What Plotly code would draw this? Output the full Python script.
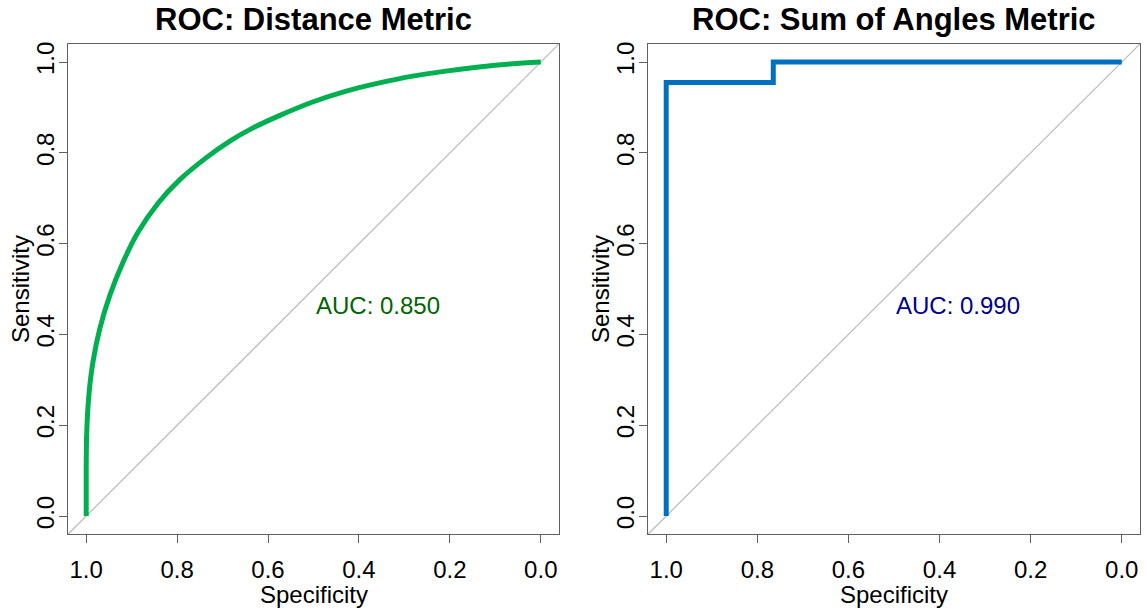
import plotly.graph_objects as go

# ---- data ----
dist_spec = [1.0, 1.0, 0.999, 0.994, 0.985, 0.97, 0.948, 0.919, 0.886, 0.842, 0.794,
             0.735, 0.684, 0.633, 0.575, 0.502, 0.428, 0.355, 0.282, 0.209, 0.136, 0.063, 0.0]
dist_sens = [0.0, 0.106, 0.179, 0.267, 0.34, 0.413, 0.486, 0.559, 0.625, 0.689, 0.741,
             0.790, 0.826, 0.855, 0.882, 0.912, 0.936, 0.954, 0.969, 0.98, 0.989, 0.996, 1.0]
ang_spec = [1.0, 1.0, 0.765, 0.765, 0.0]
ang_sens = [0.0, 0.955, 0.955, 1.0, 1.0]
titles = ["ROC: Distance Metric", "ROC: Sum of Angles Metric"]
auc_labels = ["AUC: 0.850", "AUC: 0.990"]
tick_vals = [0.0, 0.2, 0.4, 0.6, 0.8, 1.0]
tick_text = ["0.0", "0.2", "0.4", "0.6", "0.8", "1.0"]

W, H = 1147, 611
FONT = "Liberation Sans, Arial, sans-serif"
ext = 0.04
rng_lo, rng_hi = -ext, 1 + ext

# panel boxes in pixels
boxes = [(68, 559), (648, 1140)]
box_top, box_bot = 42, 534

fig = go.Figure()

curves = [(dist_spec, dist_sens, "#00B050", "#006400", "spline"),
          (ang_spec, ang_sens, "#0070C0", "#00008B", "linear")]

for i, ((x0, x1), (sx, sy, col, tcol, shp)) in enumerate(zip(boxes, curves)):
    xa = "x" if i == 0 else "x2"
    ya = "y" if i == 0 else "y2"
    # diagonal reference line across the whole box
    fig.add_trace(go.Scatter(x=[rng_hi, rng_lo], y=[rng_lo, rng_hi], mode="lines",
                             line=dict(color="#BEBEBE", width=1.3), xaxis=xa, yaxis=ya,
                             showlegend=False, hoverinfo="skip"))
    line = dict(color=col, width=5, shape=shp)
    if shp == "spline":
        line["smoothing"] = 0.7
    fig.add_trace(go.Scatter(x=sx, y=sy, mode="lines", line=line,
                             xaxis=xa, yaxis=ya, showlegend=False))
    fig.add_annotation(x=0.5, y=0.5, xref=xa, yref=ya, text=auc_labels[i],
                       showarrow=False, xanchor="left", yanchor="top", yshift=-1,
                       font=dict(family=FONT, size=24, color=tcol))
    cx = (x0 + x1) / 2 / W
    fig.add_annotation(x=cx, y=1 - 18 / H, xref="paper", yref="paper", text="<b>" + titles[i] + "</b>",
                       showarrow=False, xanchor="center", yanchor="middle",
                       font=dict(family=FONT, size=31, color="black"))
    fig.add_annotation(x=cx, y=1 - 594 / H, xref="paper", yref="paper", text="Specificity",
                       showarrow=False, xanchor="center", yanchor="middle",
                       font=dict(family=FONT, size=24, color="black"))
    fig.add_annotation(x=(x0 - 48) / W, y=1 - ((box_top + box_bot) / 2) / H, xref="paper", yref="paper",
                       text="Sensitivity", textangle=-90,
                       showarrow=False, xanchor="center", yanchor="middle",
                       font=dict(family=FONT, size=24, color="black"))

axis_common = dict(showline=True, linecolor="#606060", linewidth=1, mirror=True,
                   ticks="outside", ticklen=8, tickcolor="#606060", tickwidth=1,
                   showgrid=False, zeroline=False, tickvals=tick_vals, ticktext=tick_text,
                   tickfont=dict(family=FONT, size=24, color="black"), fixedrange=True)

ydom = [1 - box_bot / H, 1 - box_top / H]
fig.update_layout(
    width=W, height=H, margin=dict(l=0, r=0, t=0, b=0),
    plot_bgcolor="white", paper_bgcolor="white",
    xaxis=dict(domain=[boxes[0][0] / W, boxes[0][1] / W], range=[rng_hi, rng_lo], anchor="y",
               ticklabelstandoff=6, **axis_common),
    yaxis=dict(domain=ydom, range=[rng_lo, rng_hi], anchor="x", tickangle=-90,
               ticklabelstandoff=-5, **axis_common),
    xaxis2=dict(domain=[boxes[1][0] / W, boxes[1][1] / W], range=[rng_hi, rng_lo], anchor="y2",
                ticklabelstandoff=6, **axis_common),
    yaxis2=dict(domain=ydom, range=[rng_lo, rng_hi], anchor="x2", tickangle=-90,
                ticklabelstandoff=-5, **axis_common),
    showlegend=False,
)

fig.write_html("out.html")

..............................

Write out exactly the opening lines of the data, stopping after the line that holds "import plotly.graph_objects as go". Exclude pictures.

What Plotly code would draw this? Output the full Python script.
import plotly.graph_objects as go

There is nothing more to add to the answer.